The film is not a realist historical drama about the unfolding of political events – it is a melodrama about the pain of losing both a lover and a son and then losing a sense of self in a swamp of self-delusion. I’ve read several very negative reviews (alongside many positive ones) and quite a few are just silly. For instance, denying sympathy with Ida because she was in love with a fascist is completely wrong-headed. She fell in love with a man she believed to be a socialist. She couldn’t then fall out of love with him. Perhaps she just refused to recognise the change? Or perhaps she just wasn’t ‘political’ in that sense? The film isn’t about Mussolini as a man – or as a shrewd political operator. It’s about the mythical romantic hero she fell for and about the iconic and powerful dictator much of Italy was in thrall to. If we want to consider the political impact of unearthing this history at such a late stage (the film followed two books and television documentary) we might see it as a metaphor for the way in which the dictator’s charisma and power was channelled through propaganda and how a nation allowed itself to be subjugated. I confess that I was a little confused by the final scenes and I do need to see it again.

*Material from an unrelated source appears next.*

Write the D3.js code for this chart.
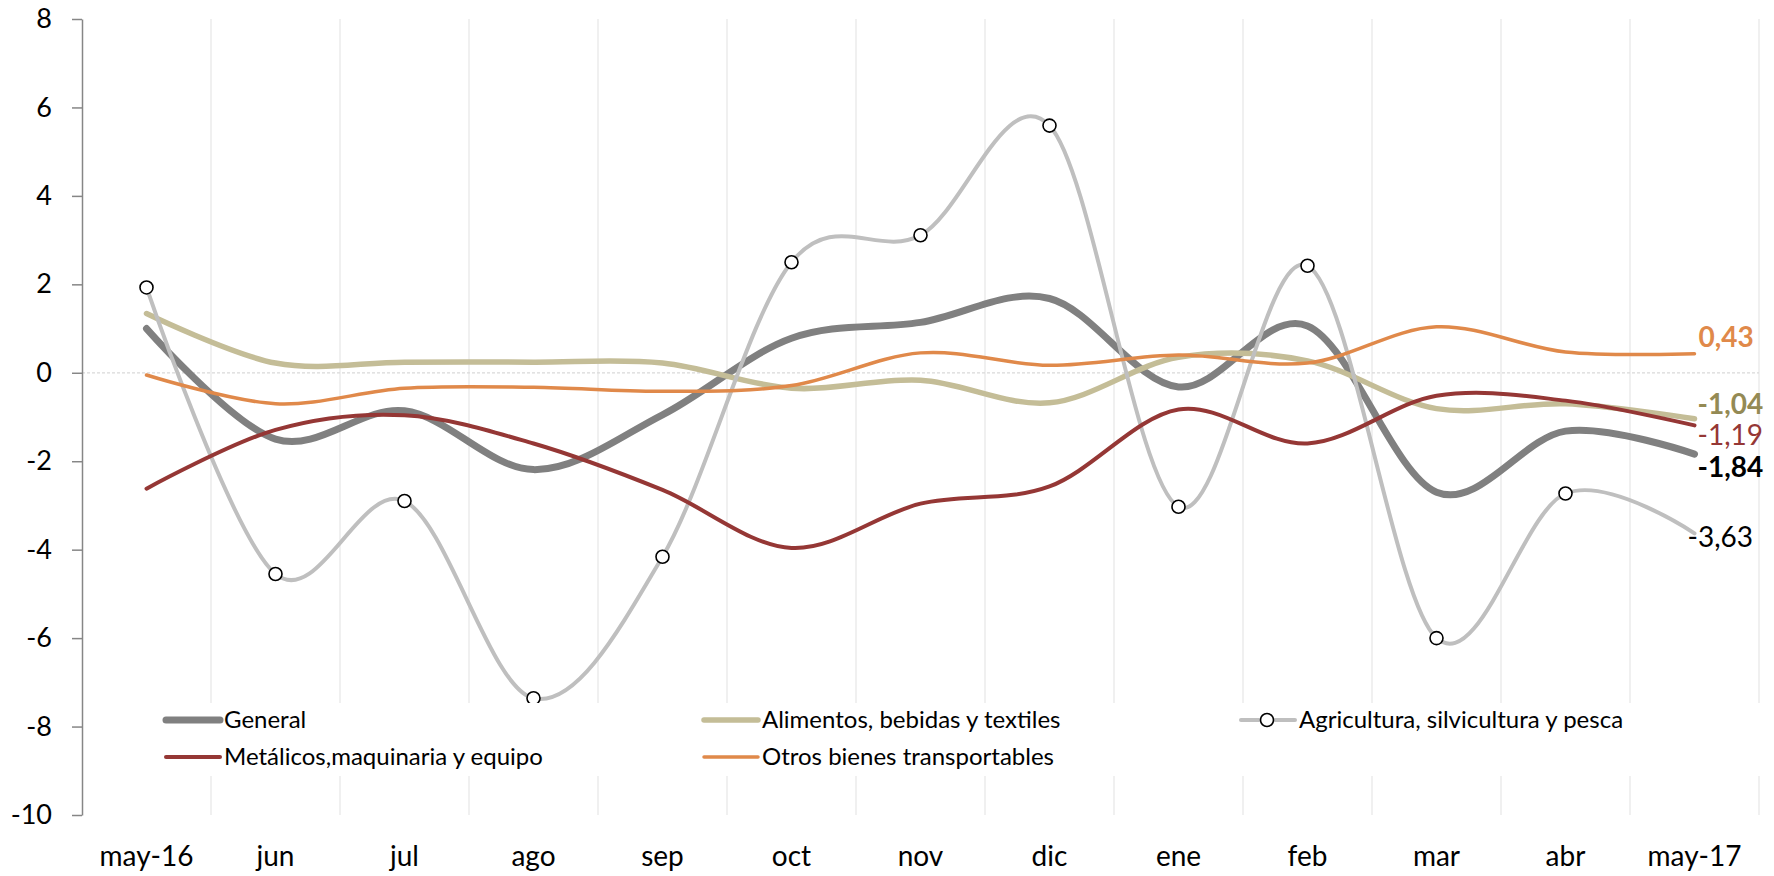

Why did this film end up on a small screen on a Friday night when it is unlikely that anything else in the festival will match it as a piece of cinema? Festivals need to focus on what is ‘new’ and what can be supported by introductions, Q&As etc. So this film wasn’t introduced. With the equally fine short it made a compelling programme and as I left the cinema the people around me were discussing the history of the period and marvelling at Giovanna Mezzogiorno’s performance. The good news is that Artificial Eye are releasing the film in the UK and there is a preview in Richmond on March 28th. The blurb for the film is spot on so I hope this means that the film will get a proper release.
An excellent review of the film can be found here.
Aha! At last, a film that I’ve seen. A masterful film by all means (I rate it as one of the 10 best of 2009). So meticulously and cleverly put together. It’s exaggerations never once feel out of place. A true melodrama, as you rightly put. Do check out Coppola’s Tetro too, another fine melodrama.
Count me in as another fool with respect to Bellocchio’s cinema. This is a marvelous review, Roy, covering all the important details. Thanks and cheers!